B I had a normal childhood but I always felt this need to satisfy my parents' desires and so I became an architect: I could draw, make models and make money, like they wanted. I graduated from Cornell University in Ithaca, the United States, with an architecture degree and worked for five years in the field, but it didn't satisfy my desire to help humanity. At first, I thought I could do that through designing interesting and quality architecture. But I realised (society's) problems couldn't be solved by an engineer - if you delve deeper, they're related to politics. I was doing fine arts in my spare time and I decided to move more into that area, which gives me more freedom. It was a slow transition.
Artist Ai Weiwei once said, "Everything is art, everything is politics." I started doing political art in 2011, when Ai was illegally detained by the Communist Party and I began to investigate why they were afraid of him. He wanted to find out how many children were killed (in the 2008 Sichuan earthquake), and to change architectural codes. But because he exposed how many children died, he was detained. What does that say? It's difficult to be a good guy in China.
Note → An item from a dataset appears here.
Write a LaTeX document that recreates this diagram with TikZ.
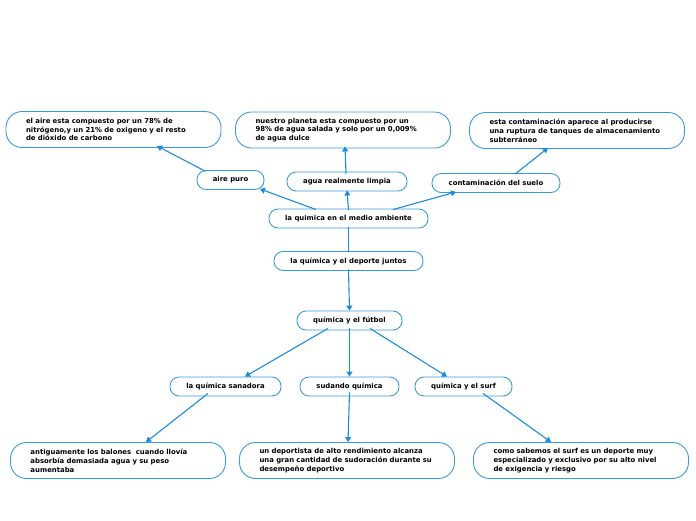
\documentclass[tikz,border=0pt]{standalone}
\usepackage{fontspec}
\setmainfont{DejaVu Sans}
\usetikzlibrary{arrows.meta}
\definecolor{bord}{HTML}{3A9AE0}
\definecolor{conn}{HTML}{1B8CDD}
\tikzset{
  small/.style={draw=bord, line width=0.9pt, rounded corners=9pt, inner sep=0pt,
    minimum height=19pt, font=\fontsize{6.9}{8}\selectfont\bfseries, text=black},
  big/.style={draw=bord, line width=0.9pt, rounded corners=16pt, inner xsep=20pt, inner ysep=0pt,
    minimum height=36pt, text width=175pt, align=left,
    font=\fontsize{6.9}{8.8}\selectfont\bfseries, text=black},
  conn/.style={draw=conn, line width=1.1pt, -{Triangle[length=5pt,width=6pt]}},
  plain/.style={draw=conn, line width=1.1pt}
}
\begin{document}
\begin{tikzpicture}[x=1pt,y=-1pt]
\useasboundingbox (0,0) rectangle (696,520);
\node[big] (b1) at (113.5,129.5) {el aire esta compuesto por un 78\% de\\nitrógeno,y un 21\% de oxigeno y el resto\\de dióxido de carbono};
\node[big] (b2) at (343,130) {nuestro planeta esta compuesto por un\\98\% de agua salada y solo por un 0,009\%\\de agua dulce};
\node[big] (b3) at (577,130.5) {esta contaminación aparece al producirse\\una ruptura de tanques de almacenamiento\\subterráneo};
\node[small, minimum width=67pt] (aire) at (230.5,180) {aire puro};
\node[small, minimum width=120pt] (agua) at (347,181.5) {agua realmente limpia};
\node[small, minimum width=128pt] (cont) at (496,183) {contaminación del suelo};
\node[small, minimum width=159pt] (medio) at (348.5,218.5) {la quimica en el medio ambiente};
\node[small, minimum width=149pt] (dep) at (348.5,261) {la química y el deporte juntos};
\node[small, minimum width=105pt] (fut) at (349.5,320.5) {química y el fútbol};
\node[small, minimum width=111pt] (san) at (225.5,386.5) {la química sanadora};
\node[small, minimum width=99pt] (sud) at (349.5,386.5) {sudando química};
\node[small, minimum width=97pt] (surf) at (463.5,386.5) {química y el surf};
\node[big] (c1) at (118,460.5) {antiguamente los balones\ \ cuando llovía\\absorbía demasiada agua y su peso\\aumentaba};
\node[big] (c2) at (347,460.5) {un deportista de alto rendimiento alcanza\\una gran cantidad de sudoración durante su\\desempeño deportivo};
\node[big] (c3) at (581,460.5) {como sabemos el surf es un deporte muy\\especializado y exclusivo por su alto nivel\\de exigencia y riesgo};

\draw[conn] ([xshift=-32.5pt,yshift=-1pt]medio.north) -- ([xshift=29.5pt,yshift=1pt]aire.south);
\draw[conn] ([yshift=-1.5pt]medio.north) -- ([yshift=1pt]agua.south);
\draw[conn] ([xshift=44.5pt,yshift=-1pt]medio.north) -- ([xshift=-40pt,yshift=1pt]cont.south);
\draw[conn] ([xshift=-25.5pt,yshift=-1pt]aire.north) -- ([xshift=43.5pt,yshift=2pt]b1.south);
\draw[conn] ([xshift=-1pt,yshift=-2pt]agua.north) -- ([xshift=2pt,yshift=2pt]b2.south);
\draw[conn] ([xshift=19pt,yshift=-1pt]cont.north) -- ([xshift=-29pt,yshift=1pt]b3.south);
\draw[plain] ([yshift=1pt]medio.south) -- ([yshift=-1pt]dep.north);
\draw[conn] ([yshift=1.5pt]dep.south) -- (fut.north);
\draw[conn] ([xshift=-21.5pt,yshift=2pt]fut.south) -- ([xshift=19.5pt]san.north);
\draw[conn] ([yshift=2pt]fut.south) -- (sud.north);
\draw[conn] ([xshift=20.5pt,yshift=2pt]fut.south) -- ([xshift=-16.5pt]surf.north);
\draw[conn] ([xshift=-17.5pt,yshift=3pt]san.south) -- ([xshift=28pt]c1.north);
\draw[conn] ([yshift=4pt]sud.south) -- ([xshift=1pt]c2.north);
\draw[conn] ([xshift=19.5pt,yshift=3pt]surf.south) -- ([xshift=-30pt]c3.north);
\end{tikzpicture}
\end{document}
But there are people there who want to do good, like human rights lawyers and ordinary citizens.
I tried to do art in Times Square but it was impossible. I wanted to have two chairs and sit on one and talk to people like Aristotle did. But that was not possible because the security guards said they would kick me out, treat me like a hawker. Sometimes I feel the government treats its citizens like they're eight years old - "Don't do this, don't do that."
My piece Wandering Home is about old Hong Kong. It's a dwelling made out of wood and metal sheets attached to a tricycle and is about living freely in search of the old Hong Kong. In the 1960s, we were all escapees from mainland China and poor so we helped each other.
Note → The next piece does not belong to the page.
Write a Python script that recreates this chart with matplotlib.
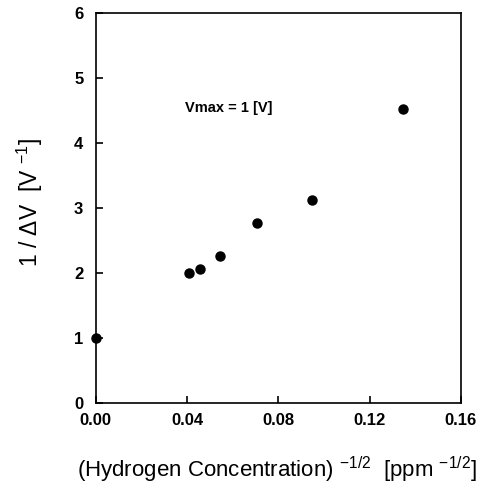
import matplotlib.pyplot as plt

plt.rcParams['font.family'] = ['Liberation Sans', 'DejaVu Sans']
plt.rcParams['mathtext.fontset'] = 'custom'
plt.rcParams['mathtext.rm'] = 'Liberation Sans'
plt.rcParams['mathtext.it'] = 'Liberation Sans'
plt.rcParams['mathtext.bf'] = 'Liberation Sans:bold'
plt.rcParams['axes.unicode_minus'] = False

# concentration^-1/2 and 1/dV
x_vals = [0.0, 0.041, 0.0458, 0.0546, 0.0707, 0.0946, 0.1345]
y_vals = [1.0, 2.0, 2.07, 2.27, 2.77, 3.13, 4.53]
x_ticks = [0.00, 0.04, 0.08, 0.12, 0.16]
y_ticks = [0, 1, 2, 3, 4, 5, 6]

fig = plt.figure(figsize=(4.84, 4.99), dpi=100)
ax = fig.add_axes([0.198, 0.192, 0.754, 0.781])

ax.plot(x_vals, y_vals, 'o', color='black', markersize=6.5, clip_on=False)

ax.set_xlim(0, 0.16)
ax.set_ylim(0, 6)
ax.set_xticks(x_ticks)
ax.set_xticklabels([f"{t:.2f}" for t in x_ticks])
ax.set_yticks(y_ticks)

ax.tick_params(direction='in', length=5, width=1.2, labelsize=12)
ax.tick_params(axis='x', pad=7)
ax.tick_params(axis='y', pad=9)
for lab in ax.get_xticklabels() + ax.get_yticklabels():
    lab.set_fontweight('bold')
for s in ax.spines.values():
    s.set_linewidth(1.2)

ax.text(0.039, 4.54, "Vmax = 1 [V]", fontsize=10.5, fontweight='bold', va='center')

ax.set_ylabel(r"1 / $\Delta$V  [V $^{-1}$]", fontsize=16.5)
ax.yaxis.set_label_coords(-0.14, 0.516)
fig.text(0.572, 0.058, r"(Hydrogen Concentration) $^{-1/2}$  [ppm $^{-1/2}$]",
         fontsize=16, ha='center', va='center')

fig.savefig("out.png", dpi=100)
When you're an artist, you want to have an audience. Weekly protest marches in Hong Kong give you a ready-made audience. And when you have that big a crowd you want to make big pieces. I've created a robot, a tank and a battleship. I made the battleship Raptor after the PLA claimed its own dock in Central. I created it out of cardboard and it transformed into a park, which is what people actually wanted in that space. I destroy my models after they have been used, because I've got no place to store them. We used sledgehammers, which we named "I love Hong Kong", to smash the battleship into smithereens .
The "umbrella movement" has seen an explosion of artistic expression that wasn't achievable before because you wouldn't get promoted unless you had an "in" to those circles. Occupy saw a big release of public space on Harcourt Road that toppled the existing order. You can see all kinds of art: satire, road signs, chalk drawings. Art changed the physical site. The work is so powerful.
I have spent many days in Admiralty during the protests and in the middle of the night there have been parents with their young daughters handing out apples to protesters. It has happened not once but many times. There's a lot of perseverance to fight this battle. I have been touched.